INSTRUCTIONS FOR THE TASK
Repeat every line of the listing below exactly, minus the pictures.

PROVIDED MATERIAL
** start **
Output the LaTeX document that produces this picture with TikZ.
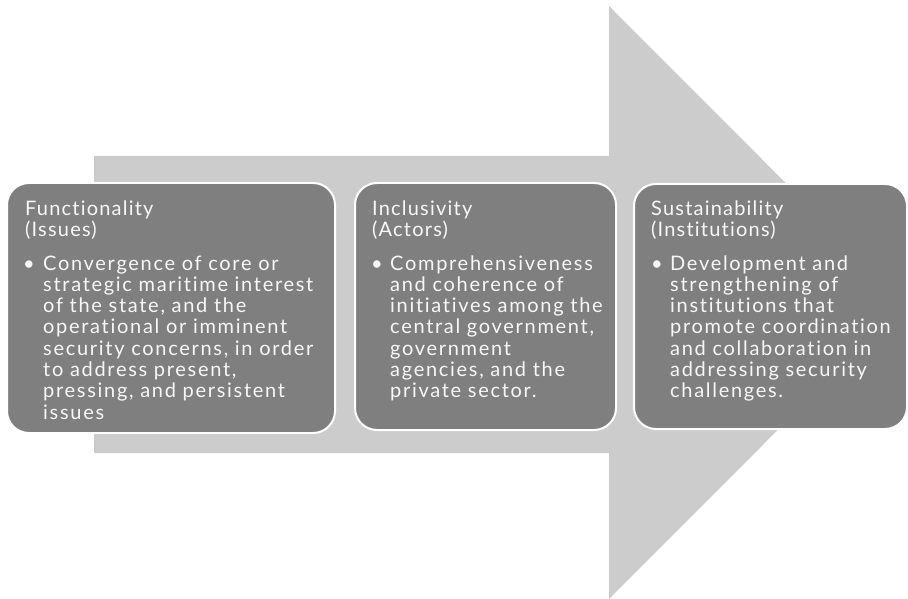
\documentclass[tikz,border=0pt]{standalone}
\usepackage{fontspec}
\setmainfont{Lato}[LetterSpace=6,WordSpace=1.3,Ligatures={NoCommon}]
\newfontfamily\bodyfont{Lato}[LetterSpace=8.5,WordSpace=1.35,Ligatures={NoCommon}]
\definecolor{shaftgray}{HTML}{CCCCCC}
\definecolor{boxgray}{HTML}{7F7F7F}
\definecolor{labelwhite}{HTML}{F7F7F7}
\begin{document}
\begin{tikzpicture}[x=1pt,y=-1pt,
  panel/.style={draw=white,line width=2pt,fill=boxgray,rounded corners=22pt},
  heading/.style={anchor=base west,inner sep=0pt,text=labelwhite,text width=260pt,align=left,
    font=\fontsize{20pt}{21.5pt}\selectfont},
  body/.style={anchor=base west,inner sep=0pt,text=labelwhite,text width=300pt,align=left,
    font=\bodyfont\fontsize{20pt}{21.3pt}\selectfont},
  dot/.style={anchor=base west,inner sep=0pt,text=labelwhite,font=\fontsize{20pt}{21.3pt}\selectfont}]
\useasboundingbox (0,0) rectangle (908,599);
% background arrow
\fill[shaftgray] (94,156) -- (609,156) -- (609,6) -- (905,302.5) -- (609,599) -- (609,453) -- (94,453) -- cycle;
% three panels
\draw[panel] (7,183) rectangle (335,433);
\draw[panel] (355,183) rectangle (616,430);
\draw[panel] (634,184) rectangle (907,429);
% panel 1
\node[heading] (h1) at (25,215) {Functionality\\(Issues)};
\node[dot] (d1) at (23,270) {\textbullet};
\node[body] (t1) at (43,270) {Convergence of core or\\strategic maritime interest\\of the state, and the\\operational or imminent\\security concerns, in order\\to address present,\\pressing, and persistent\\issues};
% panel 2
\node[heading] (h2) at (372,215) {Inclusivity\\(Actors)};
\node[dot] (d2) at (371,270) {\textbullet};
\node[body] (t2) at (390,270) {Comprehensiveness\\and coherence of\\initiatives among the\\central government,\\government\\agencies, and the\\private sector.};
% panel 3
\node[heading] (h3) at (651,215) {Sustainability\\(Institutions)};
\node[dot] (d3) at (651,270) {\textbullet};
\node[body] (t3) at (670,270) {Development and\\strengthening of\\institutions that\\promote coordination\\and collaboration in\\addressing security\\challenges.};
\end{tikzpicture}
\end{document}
** end **
FINISHED TASK
Output the LaTeX document that produces this picture with TikZ.
\documentclass[tikz,border=0pt]{standalone}
\usepackage{fontspec}
\setmainfont{Lato}[LetterSpace=6,WordSpace=1.3,Ligatures={NoCommon}]
\newfontfamily\bodyfont{Lato}[LetterSpace=8.5,WordSpace=1.35,Ligatures={NoCommon}]
\definecolor{shaftgray}{HTML}{CCCCCC}
\definecolor{boxgray}{HTML}{7F7F7F}
\definecolor{labelwhite}{HTML}{F7F7F7}
\begin{document}
\begin{tikzpicture}[x=1pt,y=-1pt,
  panel/.style={draw=white,line width=2pt,fill=boxgray,rounded corners=22pt},
  heading/.style={anchor=base west,inner sep=0pt,text=labelwhite,text width=260pt,align=left,
    font=\fontsize{20pt}{21.5pt}\selectfont},
  body/.style={anchor=base west,inner sep=0pt,text=labelwhite,text width=300pt,align=left,
    font=\bodyfont\fontsize{20pt}{21.3pt}\selectfont},
  dot/.style={anchor=base west,inner sep=0pt,text=labelwhite,font=\fontsize{20pt}{21.3pt}\selectfont}]
\useasboundingbox (0,0) rectangle (908,599);
% background arrow
\fill[shaftgray] (94,156) -- (609,156) -- (609,6) -- (905,302.5) -- (609,599) -- (609,453) -- (94,453) -- cycle;
% three panels
\draw[panel] (7,183) rectangle (335,433);
\draw[panel] (355,183) rectangle (616,430);
\draw[panel] (634,184) rectangle (907,429);
% panel 1
\node[heading] (h1) at (25,215) {Functionality\\(Issues)};
\node[dot] (d1) at (23,270) {\textbullet};
\node[body] (t1) at (43,270) {Convergence of core or\\strategic maritime interest\\of the state, and the\\operational or imminent\\security concerns, in order\\to address present,\\pressing, and persistent\\issues};
% panel 2
\node[heading] (h2) at (372,215) {Inclusivity\\(Actors)};
\node[dot] (d2) at (371,270) {\textbullet};
\node[body] (t2) at (390,270) {Comprehensiveness\\and coherence of\\initiatives among the\\central government,\\government\\agencies, and the\\private sector.};
% panel 3
\node[heading] (h3) at (651,215) {Sustainability\\(Institutions)};
\node[dot] (d3) at (651,270) {\textbullet};
\node[body] (t3) at (670,270) {Development and\\strengthening of\\institutions that\\promote coordination\\and collaboration in\\addressing security\\challenges.};
\end{tikzpicture}
\end{document}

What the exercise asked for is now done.